>> BEGIN

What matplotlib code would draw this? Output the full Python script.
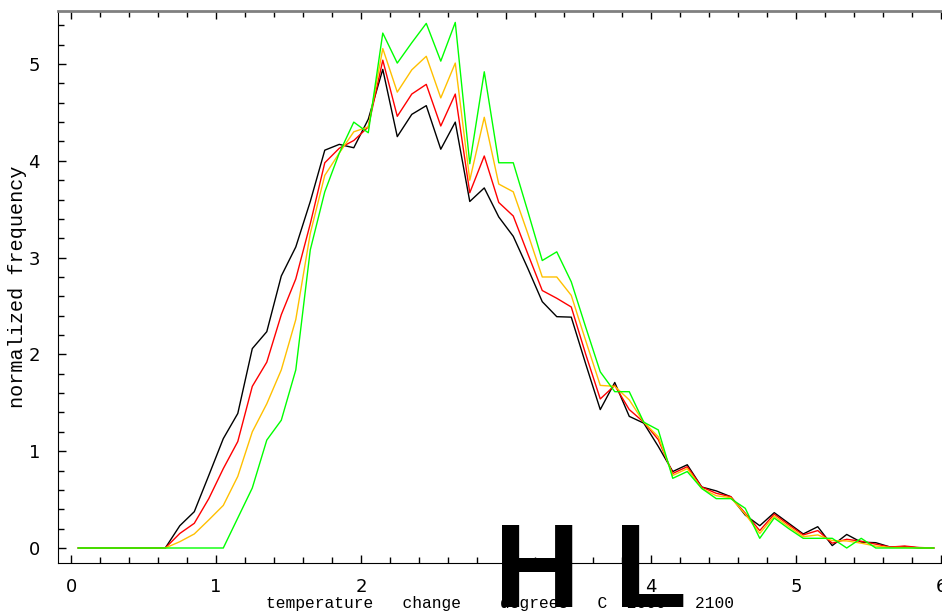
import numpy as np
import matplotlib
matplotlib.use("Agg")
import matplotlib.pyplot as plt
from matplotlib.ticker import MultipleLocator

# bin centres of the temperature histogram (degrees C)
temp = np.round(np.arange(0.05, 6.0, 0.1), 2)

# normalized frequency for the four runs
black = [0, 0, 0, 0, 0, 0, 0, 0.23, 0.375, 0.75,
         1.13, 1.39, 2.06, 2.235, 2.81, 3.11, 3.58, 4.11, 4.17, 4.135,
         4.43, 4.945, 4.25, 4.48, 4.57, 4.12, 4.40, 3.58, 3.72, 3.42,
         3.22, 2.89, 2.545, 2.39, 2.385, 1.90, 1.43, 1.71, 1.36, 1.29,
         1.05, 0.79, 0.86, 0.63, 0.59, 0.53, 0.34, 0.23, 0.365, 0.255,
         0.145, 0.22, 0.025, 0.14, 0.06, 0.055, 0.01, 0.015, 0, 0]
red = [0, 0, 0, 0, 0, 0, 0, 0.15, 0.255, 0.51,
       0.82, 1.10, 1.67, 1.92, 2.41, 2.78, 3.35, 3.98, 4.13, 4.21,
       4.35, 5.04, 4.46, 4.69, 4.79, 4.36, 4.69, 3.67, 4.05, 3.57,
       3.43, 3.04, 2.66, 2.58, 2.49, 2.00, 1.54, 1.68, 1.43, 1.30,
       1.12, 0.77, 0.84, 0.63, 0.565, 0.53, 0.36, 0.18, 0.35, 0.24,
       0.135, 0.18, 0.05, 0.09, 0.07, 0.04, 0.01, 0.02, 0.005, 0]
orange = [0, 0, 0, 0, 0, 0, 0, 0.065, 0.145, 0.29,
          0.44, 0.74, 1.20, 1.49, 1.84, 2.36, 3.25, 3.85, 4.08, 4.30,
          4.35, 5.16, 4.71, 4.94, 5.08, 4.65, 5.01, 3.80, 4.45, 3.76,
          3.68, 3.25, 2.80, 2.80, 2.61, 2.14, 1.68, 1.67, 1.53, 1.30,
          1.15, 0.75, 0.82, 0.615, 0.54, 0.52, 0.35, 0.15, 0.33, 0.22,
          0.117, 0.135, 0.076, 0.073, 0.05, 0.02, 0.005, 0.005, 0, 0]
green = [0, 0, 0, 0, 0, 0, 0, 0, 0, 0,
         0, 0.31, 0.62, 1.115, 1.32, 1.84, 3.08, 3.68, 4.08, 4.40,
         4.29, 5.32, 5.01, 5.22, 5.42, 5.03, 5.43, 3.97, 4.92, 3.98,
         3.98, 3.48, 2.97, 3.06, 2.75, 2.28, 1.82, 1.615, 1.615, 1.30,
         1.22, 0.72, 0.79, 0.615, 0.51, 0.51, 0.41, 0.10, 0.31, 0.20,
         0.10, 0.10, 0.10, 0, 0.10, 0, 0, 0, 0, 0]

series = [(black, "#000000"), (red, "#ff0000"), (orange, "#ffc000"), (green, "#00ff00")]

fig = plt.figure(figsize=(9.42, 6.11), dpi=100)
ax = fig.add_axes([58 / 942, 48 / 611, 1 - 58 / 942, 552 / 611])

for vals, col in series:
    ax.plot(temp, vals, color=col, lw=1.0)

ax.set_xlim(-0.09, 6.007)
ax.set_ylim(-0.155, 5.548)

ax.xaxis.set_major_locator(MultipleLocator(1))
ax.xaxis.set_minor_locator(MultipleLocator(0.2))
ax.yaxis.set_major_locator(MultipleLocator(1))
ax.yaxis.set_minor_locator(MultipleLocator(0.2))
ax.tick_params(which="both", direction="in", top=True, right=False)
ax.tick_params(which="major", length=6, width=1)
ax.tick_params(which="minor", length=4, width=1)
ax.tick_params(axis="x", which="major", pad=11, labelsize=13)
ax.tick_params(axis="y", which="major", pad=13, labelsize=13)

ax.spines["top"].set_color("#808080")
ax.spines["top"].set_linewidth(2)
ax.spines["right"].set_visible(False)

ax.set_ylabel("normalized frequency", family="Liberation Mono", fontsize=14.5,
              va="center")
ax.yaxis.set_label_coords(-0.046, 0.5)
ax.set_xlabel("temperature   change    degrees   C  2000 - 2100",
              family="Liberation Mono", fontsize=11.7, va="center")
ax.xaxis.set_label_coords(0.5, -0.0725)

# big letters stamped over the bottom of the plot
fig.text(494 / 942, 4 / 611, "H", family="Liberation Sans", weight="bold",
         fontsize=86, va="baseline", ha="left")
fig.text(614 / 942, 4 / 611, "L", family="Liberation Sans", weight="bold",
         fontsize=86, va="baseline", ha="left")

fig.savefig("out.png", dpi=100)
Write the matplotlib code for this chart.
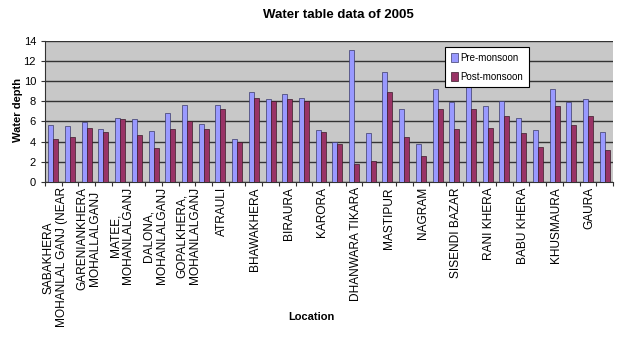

>> END
>> BEGIN

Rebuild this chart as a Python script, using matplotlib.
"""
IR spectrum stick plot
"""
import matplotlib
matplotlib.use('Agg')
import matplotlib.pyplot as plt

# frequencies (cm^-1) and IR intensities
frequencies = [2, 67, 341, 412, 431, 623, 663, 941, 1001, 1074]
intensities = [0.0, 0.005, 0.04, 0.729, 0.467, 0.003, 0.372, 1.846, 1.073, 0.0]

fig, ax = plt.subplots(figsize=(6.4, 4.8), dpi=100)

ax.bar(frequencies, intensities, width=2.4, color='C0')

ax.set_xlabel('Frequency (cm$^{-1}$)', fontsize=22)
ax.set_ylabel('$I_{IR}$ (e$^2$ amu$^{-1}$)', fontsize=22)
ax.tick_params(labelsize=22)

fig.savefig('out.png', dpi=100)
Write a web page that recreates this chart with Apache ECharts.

>> END

■ **PROBLEM STATEMENT**: Repeat, word for word, the lines of the material above from the one holding "What matplotlib code" through the one holding "temp = np.round(np.arange(0.05, 6.0, 0.1), 2)". Leave out pictures.

■ **SOLUTION TO THE PROBLEM**:
What matplotlib code would draw this? Output the full Python script.
import numpy as np
import matplotlib
matplotlib.use("Agg")
import matplotlib.pyplot as plt
from matplotlib.ticker import MultipleLocator

# bin centres of the temperature histogram (degrees C)
temp = np.round(np.arange(0.05, 6.0, 0.1), 2)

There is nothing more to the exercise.